Sunday, June 26, 2011

Jason and the Argonauts

Jason and the Argonauts was the the last film on which Herrmann collaborated with Charles Schneer and Ray Harryhausen. Although each production was more lavish than the last, Herrmann resented the producer's parsimonious attitude towards the music budget. In fact, with the score for Jason, he seemed to be almost testing the limits of what he would be allowed to do, writing music that required an augmented orchestra of wind and brass with no fewer than thirty six percussion players and a range of instruments that included the gockenspiel, xylophones, tambourines, woodblocks and a triangle.

Harryhausen and Schneer would go on to make more movies (including The Valley of the Gwangi and the original Clash of the Titans), but, alas, without Herrmann. At least, with Jason, their working relationship ended on a bang and not a whimper.

Essentially, the film was a men-on-a-mission story dressed up in togas and sandals. Fearless warrior Jason (Todd Armstrong) collects a band of like-minded brothers to help him find the fabled golden fleece that will somehow help him overthrow his father's murderer Pelias from the usurped throne of Thessaly. On the way he is aided by the goddess Hera (Honor Blackman) and abetted by Acastus (Gary Raymond), who is the son of Pelias and has been ordered to sabotage the voyage. None of this elaborate plotting mattered, of course, because what people really wanted to see were the latest Harryhausen creations.

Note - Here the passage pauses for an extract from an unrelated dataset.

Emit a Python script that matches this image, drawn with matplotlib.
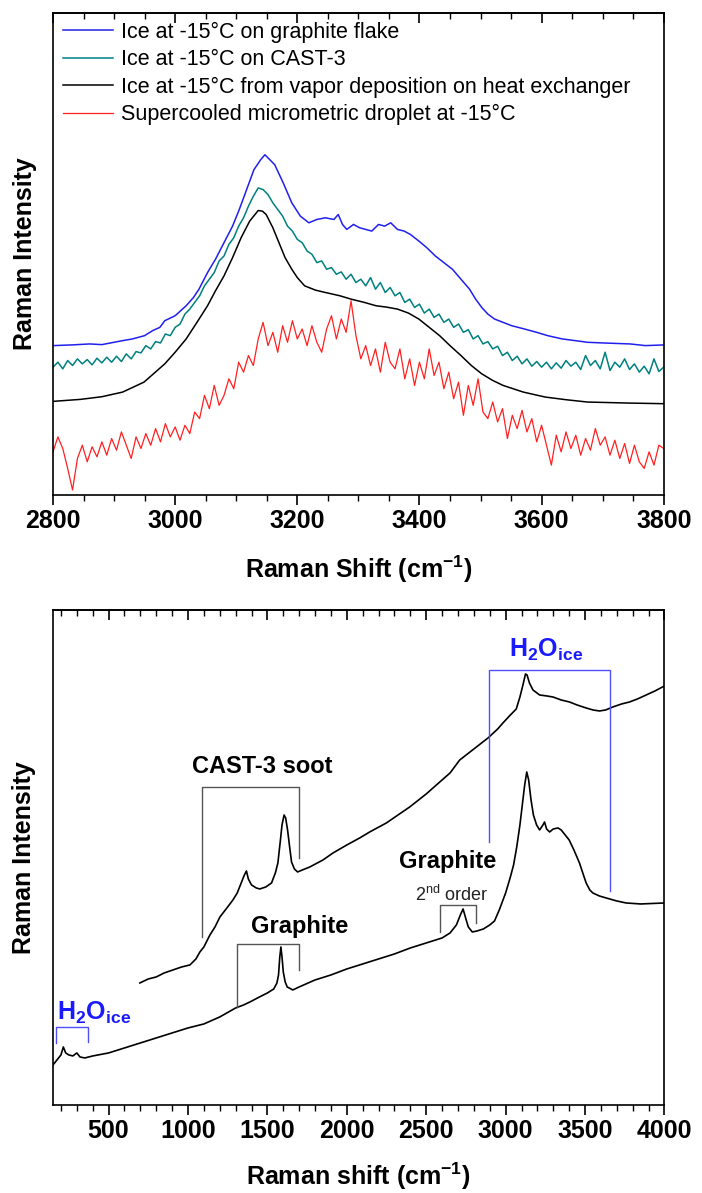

The master of Dynamination did not disappoint. There was the giant bronze statue of Talos that creaked into life when two foolish Argonauts attempted to steal some treasure. There were winged harpies that tormented a blind Patrick Troughton. There was a bare chested Triton with a merman's tail, and a hissing many-headed Hydra. And, best of all, there was an army of sword-wielding skeletons. For Talos, Herrmann turned the dial all the way up to eleven with a pounding four-note figure. The cue "The Attack/Talos' Heel/Talos' Death" will not only rattle your speakers but your back teeth as well. For the fight with the skeletons there is a cue called "Scherzo Macabre" which - amidst a battery of almost every item of percussion known to man - employs the same xylophone technique that was used in The Seventh Voyage of Sinbad. For the Argo itself (an impressive full scale model) Herrmann wrote a noble stately march that suggested the power of the ship under full oar.

The full score is available on a re-recording by Bruce Broughton on the Intrada label (MAF7083), and among Herrmann afficiandos it is considered to be one of the best.